> **OBJECTIVE**:
Go through the material and pull out every line with the string "that" in it.

> **EXERCISE INPUT**:

↓

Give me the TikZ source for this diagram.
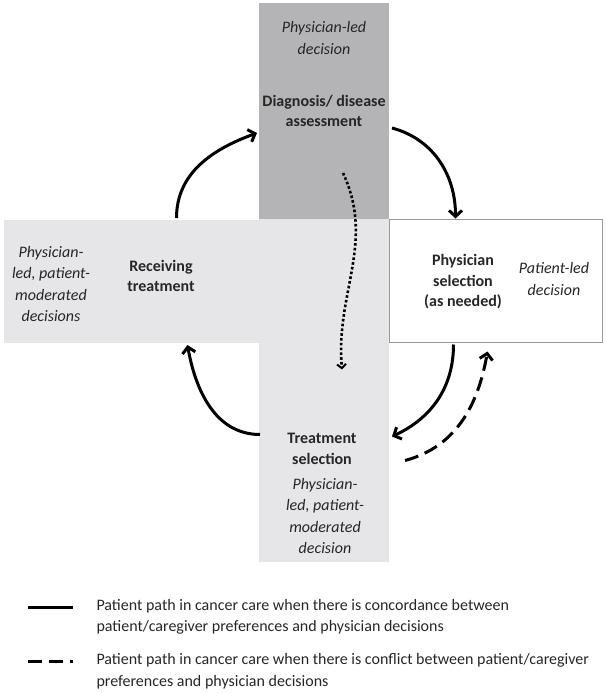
\documentclass[tikz,border=0pt]{standalone}
\usepackage{fontspec}
\setmainfont{Carlito}
\usetikzlibrary{arrows.meta,calc}
\definecolor{DarkGrey}{HTML}{B4B4B6}
\definecolor{LightGrey}{HTML}{E6E6E8}
\definecolor{EdgeGrey}{HTML}{9A9A9C}

\begin{document}
\begin{tikzpicture}[
  x=1pt,y=1pt,
  box/.style={inner sep=0pt,outer sep=0pt},
  stage/.style={font=\bfseries\fontsize{16}{20.5}\selectfont,align=center,text=black!85},
  role/.style={font=\itshape\fontsize{16}{21.5}\selectfont,align=center,text=black!85},
  legend/.style={font=\fontsize{16}{21.5}\selectfont,align=left,anchor=west,text=black!85},
  arr/.style={-{Straight Barb[length=6pt,width=13pt,line width=3pt]},line width=3pt},
  dasharr/.style={arr,dash pattern=on 14pt off 7pt},
  dotarr/.style={-{Straight Barb[length=4pt,width=9pt,line width=2pt]},line width=2.6pt,dash pattern=on 2.6pt off 2.2pt}
]
\useasboundingbox (0,0) rectangle (606,-693);
% the four stages
\node[box,fill=DarkGrey,minimum width=130pt,minimum height=216pt] (diagbox) at (324,-111) {};
\node[box,fill=LightGrey,minimum width=255pt,minimum height=123pt] (recvbox) at (131.5,-281.5) {};
\node[box,fill=LightGrey,minimum width=130pt,minimum height=343pt] (treatbox) at (324,-390.5) {};
\node[box,fill=white,draw=EdgeGrey,line width=1pt,minimum width=213pt,minimum height=123pt] (selbox) at (495.5,-281) {};
% labels
\node[role] (diagrole) at (324,-38) {Physician-led\\decision};
\node[stage] (diaglbl) at (324,-111) {Diagnosis/ disease\\assessment};
\node[role] (recvrole) at (51,-284) {Physician-\\led, patient-\\moderated\\decisions};
\node[stage] (recvlbl) at (161,-276) {Receiving\\treatment};
\node[stage] (sellbl) at (463,-282) {Physician\\selection\\(as needed)};
\node[role] (selrole) at (554,-279) {Patient-led\\decision};
\node[stage] (treatlbl) at (322,-449) {Treatment\\selection};
\node[role] (treatrole) at (325,-516) {Physician-\\led, patient-\\moderated\\decision};
% patient path
\draw[arr] ([xshift=45pt,yshift=2pt]recvbox.north) to[out=90,in=200] ([xshift=-2pt,yshift=-22pt]diagbox.west);
\draw[arr] ([xshift=3pt,yshift=-17pt]diagbox.east) to[out=-15,in=90] ([xshift=-40pt,yshift=1pt]selbox.north);
\draw[arr] ([xshift=-42pt,yshift=-2pt]selbox.south) to[out=-90,in=25] ([xshift=3pt,yshift=-46pt]treatbox.east);
\draw[arr] ([xshift=1pt,yshift=-44pt]treatbox.west) to[out=180,in=-80] ([xshift=56pt,yshift=-2pt]recvbox.south);
\draw[dasharr] ([xshift=16pt,yshift=-70pt]treatbox.east) to[out=15,in=-100] ([xshift=-8pt,yshift=-9pt]selbox.south);
\draw[dotarr] ([xshift=19pt,yshift=-62pt]diagbox.center) to[out=-65,in=95] ([xshift=18pt,yshift=21pt]treatbox.center);
% legend
\coordinate (solA) at (28,-607);
\coordinate (solB) at (73,-607);
\coordinate (dasA) at (28,-661);
\coordinate (dasB) at (73,-661);
\draw[line width=3pt] (solA) -- (solB);
\draw[line width=3pt,dash pattern=on 14pt off 7pt] (dasA) -- (dasB);
\node[legend] (solnote) at (93,-617) {Patient path in cancer care when there is concordance between\\patient/caregiver preferences and physician decisions};
\node[legend] (dasnote) at (93,-671) {Patient path in cancer care when there is conflict between patient/caregiver\\preferences and physician decisions};
\end{tikzpicture}
\end{document}
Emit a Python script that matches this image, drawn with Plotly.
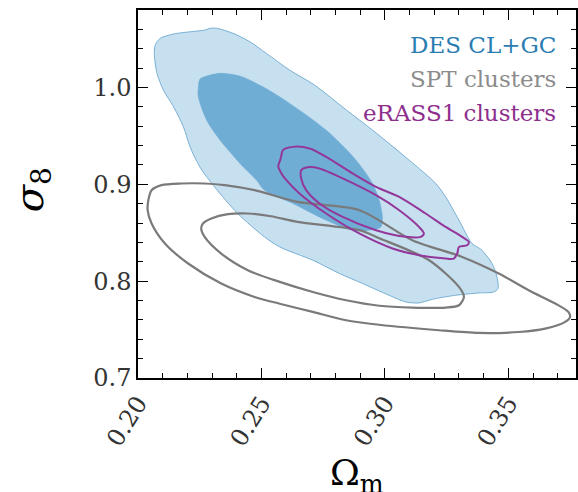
import plotly.graph_objects as go

# Confidence contours in the (Omega_m, sigma_8) plane
des_outer_om = [0.2066, 0.2070, 0.2090, 0.2144, 0.2211, 0.2271, 0.2292, 0.2319, 0.2385, 0.2453,
                0.2520, 0.2614, 0.2715, 0.2844, 0.2950, 0.3098, 0.3206, 0.3246, 0.3300, 0.3353,
                0.3388, 0.3434, 0.3454, 0.3458, 0.3441, 0.3380, 0.3286, 0.3206, 0.3179, 0.3138,
                0.3085, 0.3017, 0.2910, 0.2816, 0.2708, 0.2574, 0.2512, 0.2404, 0.2310, 0.2251,
                0.2211, 0.2184, 0.2144, 0.2103, 0.2077]
des_outer_s8 = [1.0351, 1.0437, 1.0506, 1.0551, 1.0574, 1.0592, 1.0610, 1.0610, 1.0558, 1.0471,
                1.0351, 1.0179, 1.0024, 0.9766, 0.9559, 0.9249, 0.9008, 0.8870, 0.8629, 0.8388,
                0.8330, 0.8182, 0.8043, 0.7924, 0.7888, 0.7878, 0.7854, 0.7820, 0.7803, 0.7775,
                0.7785, 0.7854, 0.7975, 0.8079, 0.8216, 0.8353, 0.8457, 0.8698, 0.8973, 0.9177,
                0.9386, 0.9593, 0.9800, 0.9972, 1.0145]

des_inner_om = [0.2244, 0.2251, 0.2278, 0.2332, 0.2413, 0.2506, 0.2614, 0.2762, 0.2883, 0.2950,
                0.2977, 0.2990, 0.2984, 0.2937, 0.2869, 0.2762, 0.2627, 0.2512, 0.2480, 0.2413,
                0.2332, 0.2278, 0.2244]
des_inner_s8 = [0.9993, 1.0086, 1.0117, 1.0145, 1.0117, 1.0006, 0.9835, 0.9559, 0.9249, 0.9008,
                0.8836, 0.8663, 0.8560, 0.8526, 0.8526, 0.8629, 0.8802, 0.8939, 0.9042, 0.9215,
                0.9456, 0.9662, 0.9903]

spt_outer_om = [0.2039, 0.2042, 0.2055, 0.2095, 0.2176, 0.2270, 0.2351, 0.2472, 0.2646, 0.2897,
                0.3111, 0.3313, 0.3461, 0.3582, 0.3690, 0.3743, 0.3750, 0.3730, 0.3649, 0.3542,
                0.3380, 0.3219, 0.2977, 0.2843, 0.2708, 0.2574, 0.2472, 0.2337, 0.2203, 0.2109,
                0.2055]
spt_outer_s8 = [0.8732, 0.8836, 0.8939, 0.8991, 0.9008, 0.9008, 0.8991, 0.8939, 0.8818, 0.8732,
                0.8423, 0.8250, 0.8079, 0.7906, 0.7769, 0.7682, 0.7630, 0.7579, 0.7510, 0.7475,
                0.7465, 0.7493, 0.7550, 0.7596, 0.7682, 0.7767, 0.7837, 0.7975, 0.8182, 0.8388,
                0.8595]

spt_inner_om = [0.2256, 0.2263, 0.2297, 0.2364, 0.2445, 0.2539, 0.2646, 0.2896, 0.2977, 0.3179,
                0.3300, 0.3320, 0.3300, 0.3246, 0.3111, 0.2977, 0.2843, 0.2708, 0.2574, 0.2445,
                0.2337, 0.2270]
spt_inner_s8 = [0.8543, 0.8595, 0.8647, 0.8691, 0.8698, 0.8670, 0.8612, 0.8526, 0.8443, 0.8216,
                0.7940, 0.7837, 0.7751, 0.7727, 0.7727, 0.7746, 0.7803, 0.7888, 0.7992, 0.8113,
                0.8285, 0.8457]

erass_outer_om = [0.2581, 0.2587, 0.2627, 0.2695, 0.2762, 0.2869, 0.2964, 0.3058, 0.3165, 0.3246,
                  0.3313, 0.3340, 0.3333, 0.3300, 0.3293, 0.3279, 0.3246, 0.3138, 0.3031, 0.2896,
                  0.2762, 0.2654, 0.2601, 0.2581, 0.2568, 0.2576]
erass_outer_s8 = [0.9301, 0.9352, 0.9386, 0.9370, 0.9283, 0.9112, 0.8973, 0.8870, 0.8698, 0.8560,
                  0.8457, 0.8405, 0.8371, 0.8353, 0.8285, 0.8233, 0.8233, 0.8268, 0.8337, 0.8492,
                  0.8698, 0.8905, 0.9042, 0.9112, 0.9187, 0.9249]

erass_inner_om = [0.2661, 0.2681, 0.2735, 0.2829, 0.2964, 0.3058, 0.3138, 0.3158, 0.3145, 0.3085,
                  0.2964, 0.2829, 0.2735, 0.2681, 0.2661]
erass_inner_s8 = [0.9146, 0.9174, 0.9163, 0.9060, 0.8887, 0.8732, 0.8560, 0.8492, 0.8457, 0.8457,
                  0.8526, 0.8663, 0.8802, 0.8939, 0.9060]

legend_labels = ["DES CL+GC", "SPT clusters", "eRASS1 clusters"]
legend_colors = ["#2a7db3", "#8c8c8c", "#8e2f8e"]

x_ticks = [0.20, 0.25, 0.30, 0.35]
y_ticks = [0.7, 0.8, 0.9, 1.0]

SERIF = "DejaVu Serif"


def closed(a):
    return list(a) + [a[0]]


fig = go.Figure()

fig.add_trace(go.Scatter(
    x=closed(des_outer_om), y=closed(des_outer_s8), mode="lines",
    line=dict(color="rgb(120,176,212)", width=1, shape="spline", smoothing=0.8),
    fill="toself", fillcolor="rgb(199,224,240)", hoverinfo="skip"))
fig.add_trace(go.Scatter(
    x=closed(des_inner_om), y=closed(des_inner_s8), mode="lines",
    line=dict(color="rgb(110,172,212)", width=0.5, shape="spline", smoothing=0.8),
    fill="toself", fillcolor="rgb(112,173,213)", hoverinfo="skip"))

for om, s8 in [(spt_outer_om, spt_outer_s8), (spt_inner_om, spt_inner_s8)]:
    fig.add_trace(go.Scatter(
        x=closed(om), y=closed(s8), mode="lines",
        line=dict(color="#7a7a7a", width=2.2, shape="spline", smoothing=0.8),
        hoverinfo="skip"))

for om, s8 in [(erass_outer_om, erass_outer_s8), (erass_inner_om, erass_inner_s8)]:
    fig.add_trace(go.Scatter(
        x=closed(om), y=closed(s8), mode="lines",
        line=dict(color="#93379a", width=2.0, shape="spline", smoothing=0.8),
        hoverinfo="skip"))

# Text legend in the upper-right corner
for i, (lab, col) in enumerate(zip(legend_labels, legend_colors)):
    fig.add_annotation(
        text=lab, xref="paper", yref="paper", x=0.959, y=0.905 - i * 0.092,
        xanchor="right", yanchor="middle", showarrow=False,
        font=dict(family=SERIF, size=23, color=col))

# Axis titles
fig.add_annotation(
    text="Ω<sub>m</sub>", xref="paper", yref="paper", x=0.5, y=0, yshift=-72,
    xanchor="center", yanchor="top", showarrow=False,
    font=dict(family=SERIF, size=36, color="black"))
fig.add_annotation(
    text="<i>σ</i><sub>8</sub>", xref="paper", yref="paper", x=0, xshift=-106, y=0.51,
    xanchor="center", yanchor="middle", textangle=-90, showarrow=False,
    font=dict(family=SERIF, size=40, color="black"))

axis_common = dict(
    showline=True, linecolor="black", linewidth=1.5, mirror="ticks",
    ticks="inside", ticklen=10, tickwidth=1.3, tickcolor="black",
    showgrid=False, zeroline=False,
    tickfont=dict(family=SERIF, size=24, color="#333333"),
)

fig.update_xaxes(
    range=[0.20, 0.3774], tickvals=x_ticks, ticktext=[f"{v:.2f}" for v in x_ticks],
    tickangle=-58,
    minor=dict(ticks="inside", ticklen=5, tickwidth=1.2, tickcolor="black", dtick=0.01, tick0=0.2),
    **axis_common)
fig.update_yaxes(
    range=[0.7, 1.0799], tickvals=y_ticks, ticktext=[f"{v:.1f}" for v in y_ticks],
    minor=dict(ticks="inside", ticklen=5, tickwidth=1.2, tickcolor="black", dtick=0.02, tick0=0.7),
    **axis_common)

fig.update_layout(
    width=578, height=492,
    margin=dict(l=138, r=0, t=10, b=114),
    plot_bgcolor="white", paper_bgcolor="white",
    showlegend=False,
)

fig.write_html("out.html")
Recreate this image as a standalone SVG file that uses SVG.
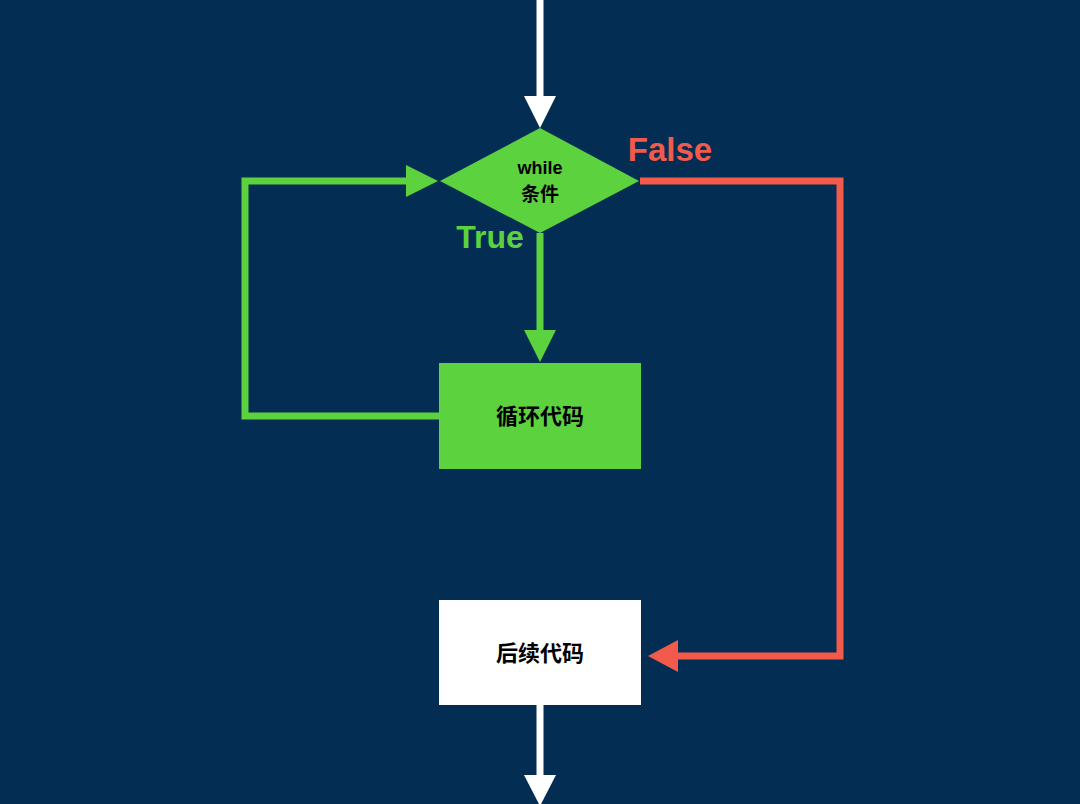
<svg xmlns="http://www.w3.org/2000/svg" width="1080" height="804" viewBox="0 0 1080 804">
<style>
.lbl{font-family:"Liberation Sans","Noto Sans CJK SC",sans-serif;font-weight:bold;text-anchor:middle}
.g{fill:none;stroke:#5dd23f;stroke-width:7}
.r{fill:none;stroke:#f25a4b;stroke-width:7}
.w{fill:none;stroke:#ffffff;stroke-width:7}
</style>
<rect x="0" y="0" width="1080" height="804" fill="#032d53"/>
<g id="connectors">
  <line class="w" x1="540" y1="0" x2="540" y2="98"/>
  <polygon points="524,96 556,96 540,128" fill="#ffffff"/>
  <line class="g" x1="540" y1="233" x2="540" y2="332"/>
  <polygon points="524,330 556,330 540,362" fill="#5dd23f"/>
  <polyline class="g" points="440,416 245,416 245,181 408,181"/>
  <polygon points="406,165 406,197 438,181" fill="#5dd23f"/>
  <polyline class="r" points="640,181 840,181 840,656 676,656"/>
  <polygon points="678,640 678,672 648,656" fill="#f25a4b"/>
  <line class="w" x1="540" y1="705" x2="540" y2="778"/>
  <polygon points="524,775 556,775 540,806" fill="#ffffff"/>
  <text class="lbl" x="670" y="161" font-size="33" fill="#f25a4b">False</text>
  <text class="lbl" x="490" y="248" font-size="32" fill="#5dd23f">True</text>
</g>
<g id="cond">
  <polygon points="540,128 639,181 540,233 440,181" fill="#5dd23f"/>
  <text class="lbl" x="540" y="174" font-size="18" fill="#000">while</text>
  <text class="lbl" x="540" y="201" font-size="19" fill="#000">条件</text>
</g>
<g id="loop">
  <rect x="439" y="363" width="202" height="106" fill="#5dd23f"/>
  <text class="lbl" x="540" y="424" font-size="22" fill="#000">循环代码</text>
</g>
<g id="after">
  <rect x="439" y="600" width="202" height="105" fill="#ffffff"/>
  <text class="lbl" x="540" y="661" font-size="22" fill="#000">后续代码</text>
</g>
</svg>
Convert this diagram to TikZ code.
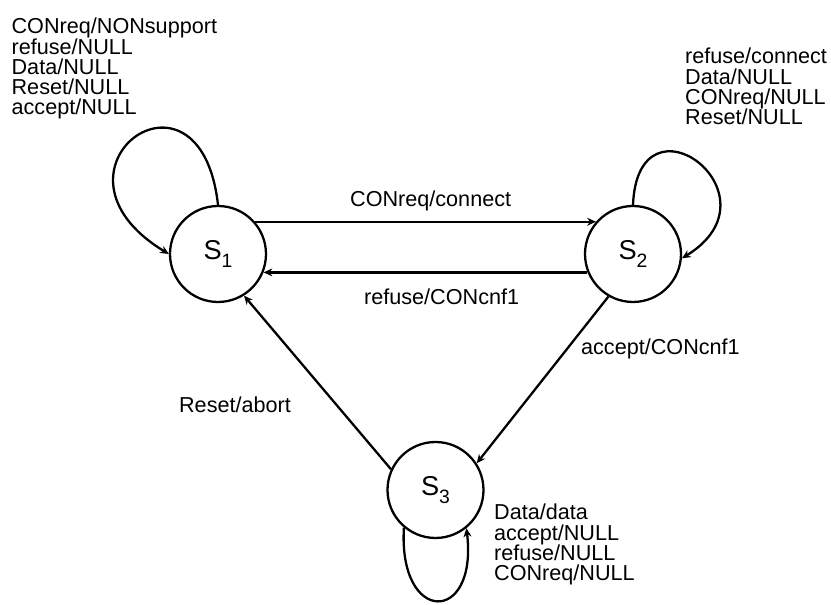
\documentclass[tikz,border=0pt]{standalone}
\usepackage{fontspec}
\setmainfont{Liberation Sans}
\usetikzlibrary{arrows.meta,positioning}

\newcommand{\stname}[1]{S\raisebox{-4.5pt}{\fontsize{11}{11}\selectfont #1}}

\begin{document}
\begin{tikzpicture}[scale=2,line width=1.3pt,>={Stealth[length=5pt,width=4.5pt]},
    state/.style={circle,draw,minimum size=1.92cm,inner sep=0pt,font=\fontsize{15.5}{15.5}\selectfont},
    lbl/.style={font=\fontsize{12.3}{11.5}\selectfont,inner sep=0pt,align=left}]
    \useasboundingbox (0,0) rectangle (8.31,6.05);

    \node[state] (state1) at (2.18,3.51) {\stname{1}};
    \node[state] (state2) at (6.33,3.51) {\stname{2}};
    \node[state] (state3) at (4.355,1.15) {\stname{3}};

    % transitions between states
    \draw[->] (state1.41) -- (state2.139);
    \draw[->] (state2.-158) -- (state1.-22);
    \draw[->] (state2.240) -- (state3.33);
    \draw[->] (state3.155) -- (state1.-58);

    % self loops
    \draw[->] (state1.90) .. controls (2.00,5.60) and (0.30,4.35) .. (state1.180);
    \draw[->] (state2.90) .. controls (6.38,5.20) and (7.85,4.10) .. (state2.-5);
    \draw[->] (state3.-130) .. controls (3.98,-0.20) and (4.78,-0.20) .. (state3.-51);

    % transition labels
    \node[lbl,anchor=base west] (trans12) at (3.49,3.98) {CONreq/connect};
    \node[lbl,anchor=base west] (trans21) at (3.63,3.00) {refuse/CONcnf1};
    \node[lbl,anchor=base west] (trans23) at (5.80,2.50) {accept/CONcnf1};
    \node[lbl,anchor=base west] (trans31) at (1.78,1.92) {Reset/abort};

    \node[lbl,anchor=north west] (looplabel1) at (0.105,5.88)
        {CONreq/NONsupport\\refuse/NULL\\Data/NULL\\Reset/NULL\\accept/NULL};
    \node[lbl,anchor=north west] (looplabel2) at (6.84,5.58)
        {refuse/connect\\Data/NULL\\CONreq/NULL\\Reset/NULL};
    \node[lbl,anchor=north west] (looplabel3) at (4.93,1.02)
        {Data/data\\accept/NULL\\refuse/NULL\\CONreq/NULL};
\end{tikzpicture}
\end{document}
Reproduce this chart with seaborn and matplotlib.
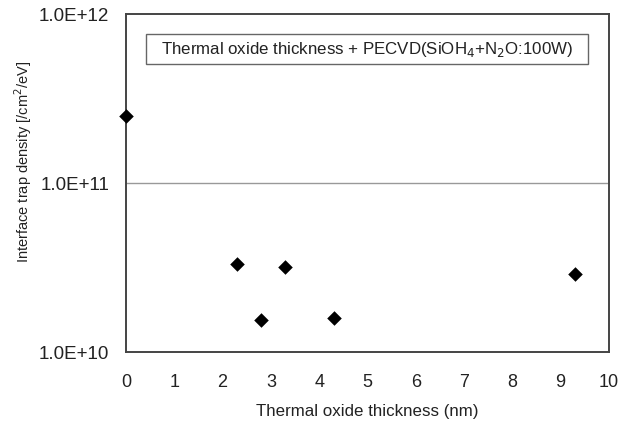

↑

> **EXERCISE SOLUTION**:
Emit a Python script that matches this image, drawn with Plotly.
Recreate this image as a standalone SVG file that uses SVG.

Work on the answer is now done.